Cāmadevivaṃsa

[1] The chronicle, dated to c. 1410,[2] is a semi-historical recounting of the founding of the Mon Dvaravati kingdom of Hariphunchai (Haripunjaya) in the mid-sixth century by Queen Cāmadevi and her establishment of a lineage destined to rule Haripunchai for the next 500 years.

In addition to the Camadevivamsa, which is also known in English as The Legend of Queen Cama[3] and The Chamadevivongs,[4] Bodhiramsi also composed, in 1417, the Tamnan Phraphutthasihing,[5] another chronicle which describes the history of the Phra Phuttha Sihing image, from its creation in Ceylon (Sri Lanka) to its enshrinement in 1411 at Chiang Mai, the capital of Lanna.

[6] Haripunchai was a kingdom affiliated with Dvaravati, a Theravada Buddhist culture that existed in a loose confederacy of Mon-ruled principalities in the area of present-day Thailand from the sixth to thirteenth centuries.

[7] Known as a center of scholarship and Theravada study at a time when other kingdoms in the area were still practicing a form of Hinduism, Dvaravati played a major role in diffusing Buddhism and Indian culture to the rest of Southeast Asia.

[10] A Thai translation was printed in 1967 by the Fine Arts Department and the Social Research Institute of Chiang Mai University holds a microfilm copy of the original palm leaf manuscript.

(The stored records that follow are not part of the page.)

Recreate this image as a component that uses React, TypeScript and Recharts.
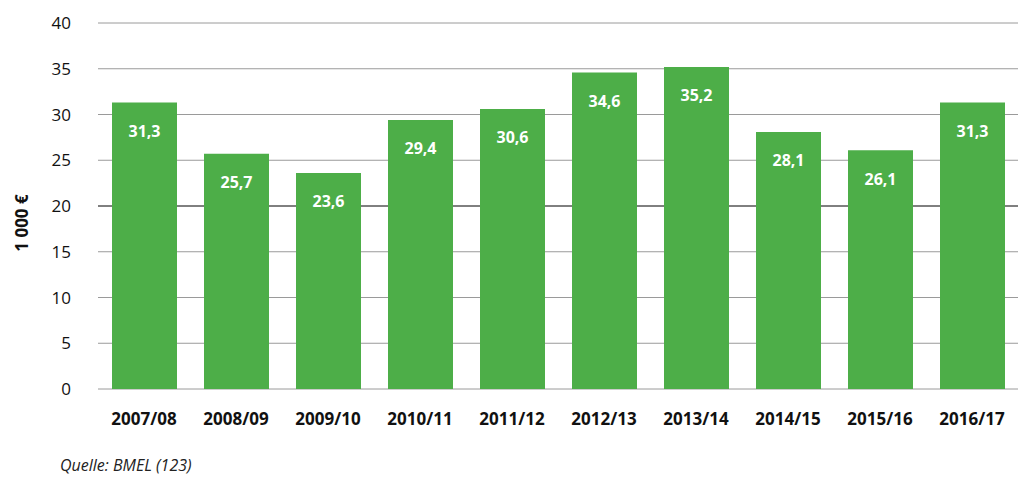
import React from 'react';
import { BarChart, Bar, XAxis, YAxis, CartesianGrid, LabelList, ReferenceLine } from 'recharts';

const categories = ['2007/08', '2008/09', '2009/10', '2010/11', '2011/12', '2012/13', '2013/14', '2014/15', '2015/16', '2016/17'];
const values = [31.3, 25.7, 23.6, 29.4, 30.6, 34.6, 35.2, 28.1, 26.1, 31.3];
const yTicks = [0, 5, 10, 15, 20, 25, 30, 35, 40];
const darkGridValue = 20;
const yAxisTitle = '1 000 €';
const sourceText = 'Quelle: BMEL (123)';

const data = categories.map((c, i) => ({ name: c, value: values[i] }));

const FONT = '"Open Sans", "Noto Sans", sans-serif';
const GREEN = '#4DAE48';

const fmt = (v: any) => String(v).replace('.', ',');

const YTitle = (props: any) => {
  const vb = props.viewBox || { x: 0, y: 0, width: 0, height: 0 };
  const cx = vb.x + 21;
  const cy = vb.y + vb.height / 2 + 17;
  return (
    <text
      x={cx}
      y={cy}
      transform={`rotate(-90, ${cx}, ${cy})`}
      textAnchor="middle"
      dominantBaseline="central"
      fontFamily={FONT}
      fontWeight={700}
      fontSize={17}
      fill="#111"
    >
      {yAxisTitle}
    </text>
  );
};

export default function App() {
  const refProps: any = { zIndex: -50 };
  return (
    <div style={{ position: 'absolute', left: 0, top: 0, width: 1024, height: 481, background: '#fff' }}>
      <BarChart
        width={1024}
        height={440}
        data={data}
        margin={{ top: 23, right: 6, bottom: 0, left: 0 }}
        barSize={65}
      >
        <CartesianGrid vertical={false} stroke="#9a9a9a" strokeWidth={1} />
        <ReferenceLine y={darkGridValue} stroke="#333" strokeWidth={1} {...refProps} />
        <XAxis
          dataKey="name"
          axisLine={false}
          tickLine={false}
          tickSize={0}
          tickMargin={24}
          height={51}
          interval={0}
          tick={{ fontFamily: FONT, fontWeight: 700, fontSize: 17, fill: '#111' }}
        />
        <YAxis
          domain={[0, 40]}
          ticks={yTicks}
          axisLine={false}
          tickLine={false}
          tickSize={0}
          tickMargin={27}
          width={98}
          interval={0}
          tick={{ fontFamily: FONT, fontSize: 17, fill: '#111' }}
          label={<YTitle />}
        />
        <Bar dataKey="value" fill={GREEN} isAnimationActive={false}>
          <LabelList
            dataKey="value"
            position="insideTop"
            offset={23}
            formatter={fmt}
            fill="#fff"
            fontFamily={FONT}
            fontWeight={700}
            fontSize={16}
          />
        </Bar>
      </BarChart>
      <div
        style={{
          position: 'absolute',
          left: 60,
          top: 454,
          fontFamily: FONT,
          fontStyle: 'italic',
          fontSize: 16,
          color: '#222',
        }}
      >
        {sourceText}
      </div>
    </div>
  );
}
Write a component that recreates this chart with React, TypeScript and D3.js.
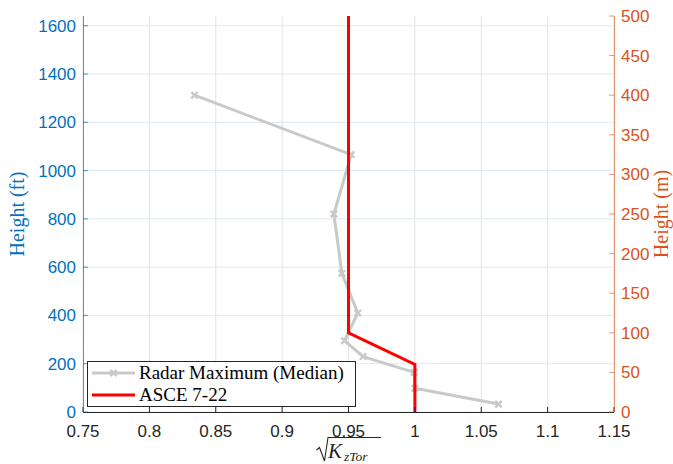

A full English translation and commentary, which, in contrast to previous analyses, treats the Camadevivamsa as a religious "mythic-legendary (narrative) in which etiology, cosmology and Buddhist doctrine take precedence over historical facts",[11] was published in 1998 by Donald Swearer.

Early study of the Northern Thai Chronicles by Western scholars was focused on searching for factual and historical details within the texts to compare and contrast with those of other documents and inscriptions.